UMaine Student Art Show, FUSE, Opens Dec. 8

Contact: Ed Norton, 949-1459; George Manlove, 581-3756

ORONO — Twenty-four University of Maine studio art majors exhibiting dozens of works that culminate their fall semester’s efforts are inviting the public to Lord Hall Gallery’s newest show, “Senior Art Exhibition, FUSE,” Dec. 8 through Jan. 26.

The exhibit represents collaboration by all of the 24 senior studio art majors at UMaine. Participation in the show is the required senior Capstone project, which includes supplemental presentations, artists’ statements, essays and hands-on involvement in putting the show together. The artwork includes mixed media abstracts, portraits, landscapes and conceptual.

The exhibit is free and open to the public weekdays from 8 a.m. to 4:30 p.m. An opening reception for the public is scheduled Dec. 8, from 5:30-7 p.m. All are welcome to enjoy art, food and live music.

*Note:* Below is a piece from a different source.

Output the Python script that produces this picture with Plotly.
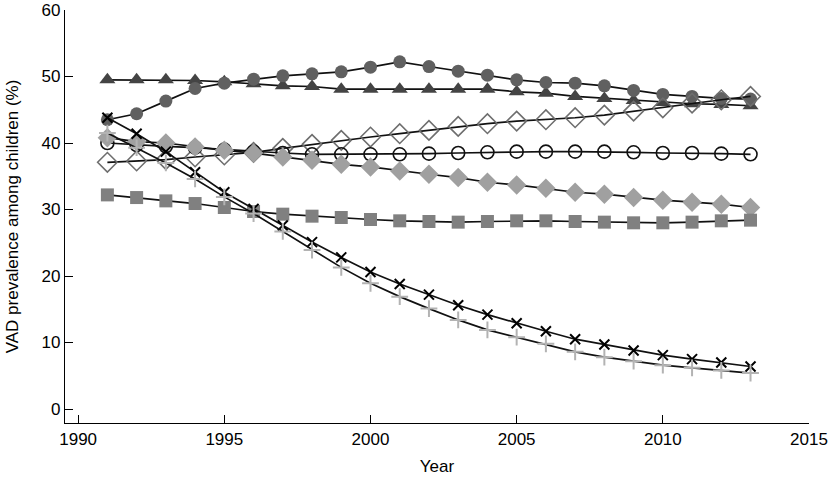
import plotly.graph_objects as go

years = list(range(1991, 2014))

tri_dark = [49.5, 49.5, 49.5, 49.4, 49.2, 48.9, 48.6, 48.5, 48.1, 48.1, 48.1, 48.1, 48.1, 48.1, 47.7, 47.5,
            47.0, 46.7, 46.4, 46.1, 45.9, 45.8, 45.6]
circ_filled = [43.5, 44.4, 46.3, 48.2, 49.0, 49.6, 50.1, 50.4, 50.7, 51.4, 52.2, 51.5, 50.8, 50.2, 49.5, 49.1,
               49.0, 48.6, 47.9, 47.3, 47.0, 46.7, 46.6]
diam_open = [37.1, 37.3, 37.5, 37.9, 38.2, 38.6, 39.2, 39.8, 40.4, 40.9, 41.4, 41.9, 42.5, 42.9, 43.3, 43.5,
             43.8, 44.2, 44.8, 45.3, 46.0, 46.5, 47.0]
circ_open = [40.0, 39.7, 39.5, 39.3, 39.0, 38.7, 38.5, 38.3, 38.3, 38.3, 38.3, 38.4, 38.5, 38.6, 38.7, 38.7,
             38.7, 38.7, 38.6, 38.5, 38.5, 38.4, 38.3]
diam_light = [40.8, 40.2, 40.0, 39.4, 38.9, 38.5, 37.9, 37.4, 36.8, 36.4, 35.8, 35.3, 34.8, 34.1, 33.7, 33.2,
              32.6, 32.3, 31.8, 31.4, 31.1, 30.8, 30.3]
square_gray = [32.2, 31.8, 31.3, 30.9, 30.3, 29.7, 29.3, 29.0, 28.8, 28.5, 28.3, 28.2, 28.1, 28.2, 28.3, 28.3,
               28.2, 28.1, 28.0, 28.0, 28.1, 28.3, 28.4]
x_black = [43.8, 41.4, 38.7, 35.6, 32.6, 30.1, 27.6, 25.1, 22.8, 20.6, 18.8, 17.2, 15.6, 14.2, 12.9, 11.7,
           10.5, 9.7, 8.8, 8.1, 7.5, 7.0, 6.4]
plus_light = [41.5, 39.3, 37.0, 34.6, 31.9, 29.4, 26.7, 23.9, 21.3, 18.9, 16.9, 15.1, 13.4, 11.9, 10.8, 9.8,
              8.6, 7.8, 7.2, 6.6, 6.2, 5.8, 5.4]

x_ticks = [1990, 1995, 2000, 2005, 2010, 2015]
y_ticks = [0, 10, 20, 30, 40, 50, 60]

series = [
    (tri_dark, dict(symbol="triangle-up", size=14, color="#444444")),
    (circ_filled, dict(symbol="circle", size=13, color="#606060")),
    (diam_open, dict(symbol="diamond-open", size=15, color="#6e6e6e", line=dict(width=1.6, color="#6e6e6e"))),
    (circ_open, dict(symbol="circle-open", size=13, color="#111111", line=dict(width=1.6, color="#111111"))),
    (diam_light, dict(symbol="diamond", size=15, color="#a0a0a0")),
    (square_gray, dict(symbol="square", size=13, color="#808080")),
    (x_black, dict(symbol="x-thin", size=10, color="#000000", line=dict(width=2, color="#000000"))),
    (plus_light, dict(symbol="cross-thin", size=12, color="#b3b3b3", line=dict(width=2, color="#b3b3b3"))),
]

fig = go.Figure()
for vals, mk in series:
    fig.add_trace(go.Scatter(x=years, y=vals, mode="lines+markers",
                             line=dict(color="#111111", width=1.7),
                             marker=mk, showlegend=False, cliponaxis=False))

axis_common = dict(showline=True, linecolor="black", linewidth=1.3, ticks="inside", ticklen=8,
                   tickwidth=1.3, tickcolor="black", showgrid=False, zeroline=False,
                   tickfont=dict(family="Liberation Sans, Arial, sans-serif", size=17, color="black"),
                   mirror=False, automargin=False)

fig.update_layout(
    width=830, height=478,
    margin=dict(l=65, r=21, t=10, b=55),
    paper_bgcolor="white", plot_bgcolor="white",
    font=dict(family="Liberation Sans, Arial, sans-serif", size=17, color="black"),
    xaxis=dict(range=[1989.55, 2015], tickvals=x_ticks,
               title=dict(text="Year", font=dict(size=17), standoff=12), **axis_common),
    yaxis=dict(range=[-2.1, 60], tickvals=y_ticks,
               title=dict(text="VAD prevalence among children (%)", font=dict(size=17), standoff=18),
               **axis_common),
)

fig.write_html("out.html", config={"displayModeBar": False},
               post_script="document.body.style.margin='0px';document.body.style.overflow='hidden';")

While the artwork is an expression of creative thought and process, the show is an exercise in reality for the student artists. They planned and organized the exhibition, from the matting, framing and hanging of the works to its promotion and marketing.

Art professor Ed Nadeau, faculty advisor for the student exhibit, says the show “is really about professionalism and knowing what to expect in the art world. This is a segue into the professional art world.”

As budding career artists, students must know how to get their work in front of the public — a curricular component that hasn’t always accompanied an art education, Nadeau says. Hence, students are being taught how to explain and promote their work, and how to get it into conventional art shows.

“Success,” he says, “doesn’t just happen naturally. It’s important for young artists to understand the structure of the art world.”

Mariel Connor of Old Town agrees. She wants to pursue a master’s degree in fine arts in painting after graduation in the spring so she can teach art at the college level while pursuing her own craft.

“It’s helpful to see all of the things we need to be prepared for if we’re going to be showing our work in a gallery somewhere,” she says. “I didn’t have any experience with it before.”

Olivia Cyr, from Fort Kent, says each piece chosen for the show reflects the creator’s strengths and interests, and is indicative of the body of work each artist has produced and will produce in the future.

Themes for the exhibit are evident in the information presented with the work, in the artist’s statements to be posted with the work. The statements describe the artist’s philosophy, influences, methods of working and ambitions as new artists. Statements serve as abstracts of a larger, fully developed thesis that students have researched and written throughout the semester, in order to develop and realize themselves as artists, Cyr says.

On Dec. 12 and Dec. 14, from 7-9 p.m., the students will gather at the Lord Hall Gallery for “Artist Talks,” an evening when they’ll discuss their work with each other and the public.